This morning, the Texas Supreme Court issued three opinions. The Texas Appellate Law Blog has already posted short summaries of them all (not that we have any interest in a race to do such things, but I would note that I was at the courthouse all morning and not able to check this morning’s orders as promptly as I like to). One of the opinions is another arbitration opinion, so we will discuss it in just a bit of detail.
In a per curiam opinion, the Supreme Court granted a petition for mandamus and compelled arbitration in a case where both the trial court and the Second Court of Appeals had declined to do so. Some quiet day I would like to count the number of times that has happened since we started keeping this blog.
The case involved a company (J&S Air, Inc.) that sued Bank One for honoring a bunch of allegedly forged checks passed by a J&S employee. Bank One apparently did not answer the first suit, J&S got a default judgment, and then Bank One had the default set aside and filed a motion for new trial, which was granted.

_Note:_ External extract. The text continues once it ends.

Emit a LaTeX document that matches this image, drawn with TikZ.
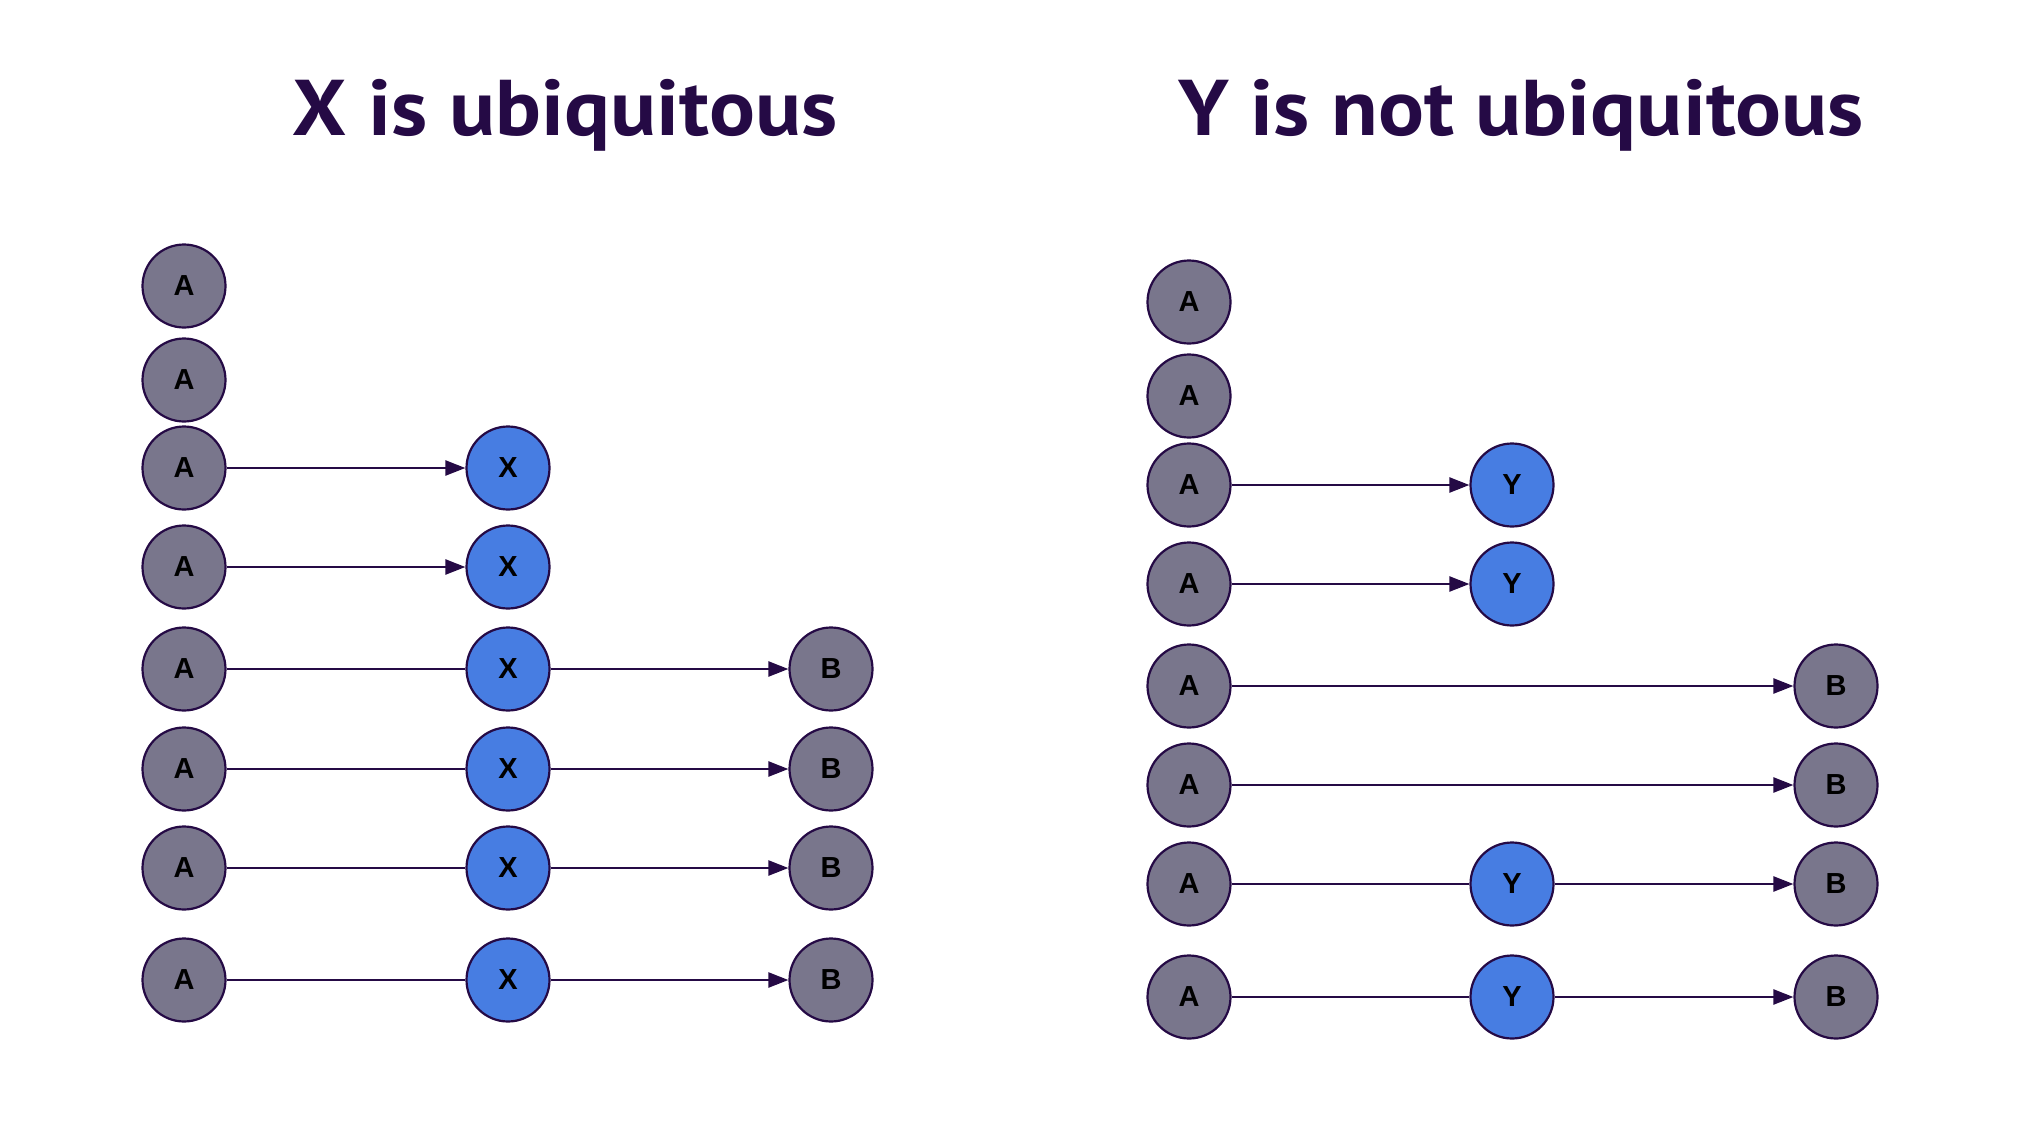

Eight inactive months after the motion for new trial was granted, Bank One moved to compel arbitration, on the basis of an agreement to arbitrate that was incorporated by reference on the account signature card J&S signed when it opened its account with Bank One. The trial court denied the motion to compel, and the Second Court of Appeals denied Bank One’s petition for mandamus on the issue. In compelling arbitration, the Supreme Court found that the signature card incorporation established a valid agreement to arbitrate, and that J&S’s claims were arising out of the agreement or the account.
Finally, the Court rejected J&S’ argument that Bank One waived its right to arbitrate by participating in the pre-arbitration litigation. The Court cited, among others, the recent Vesta case, about which we have blogged in the past. At first blush, it seems that the non-waiver holding is consistent with recent Texas Supreme Court jurisprudence on this issue; in Vesta, for example, the parties litigated for two years and spent $200,000.00 before a party moved to compel arbitration, and the Court found no waiver. However, as suggested by a dissenting Beaumont Court justice a while back, perhaps one should consider the type of pre-arbitration litigation rather than just the bulk when evaluating waiver as a defense to arbitration.
In this case, Bank One perhaps did not participate as much as the parties in Vesta did in terms of sheer volume, but Bank One’s participation was significant. Bank One filed a Motion for New Trial, which presumably requested that the Court assume jurisdiction. The substance of such a motion, one would think, is directly at odds with later asking the court to cede its jurisdiction to an arbitrator. I wonder if Bank One’s counsel couched its Motion for New Trial with all sorts of language to preserve the later right to ask to compel arbitration. I would think in our office we’d call it something like Motion for New Trial For the Sole Purpose of Compelling Arbitration. At any rate, it’s a fascinating question, and I’d love to read a copy of the Motion for New Trial.
In re Bank One, ___ S.W.3d ___ (Tex. 2007) (Cause No. 06-0093)
UPDATE: I have now skimmed the briefs, but I have not located a copy of the motion for new trial. In the brief filed by J&S, J&S asserts that the Motion for New Trial never mentions arbitration or the plan to compel arbitration, and that the Motion says at one point “[Relator] is ready to proceed with trial on the merits” and asks the Court to grant a new trial. This, according to the Supreme Court’s opinion, does not “substantially invoke the judicial process.” Between this case and Vesta, one must assume that unopposed commencement of trial would be required to make a showing of arbitral waiver in Texas.
UPDATE 2: Commenter Rick Freeman rightly notes that about a year ago he blogged about an Eastland case that held that waiver of the right to arbitrate is only conceivable if the party seeking arbitration “actively tried, but failed, to achieve a satisfactory result in litigation before turning to arbitration” (and even then it’s only available as a defense to arbitration if you can also make the prejudice showing, a similarly onerous burden). In other words, it’s mighty hard to invoke the judicial process in this context – in the Eastland case, three years of active litigation (discovery, dispositive motions, trial settings and continuances) do not invoke the judicial process.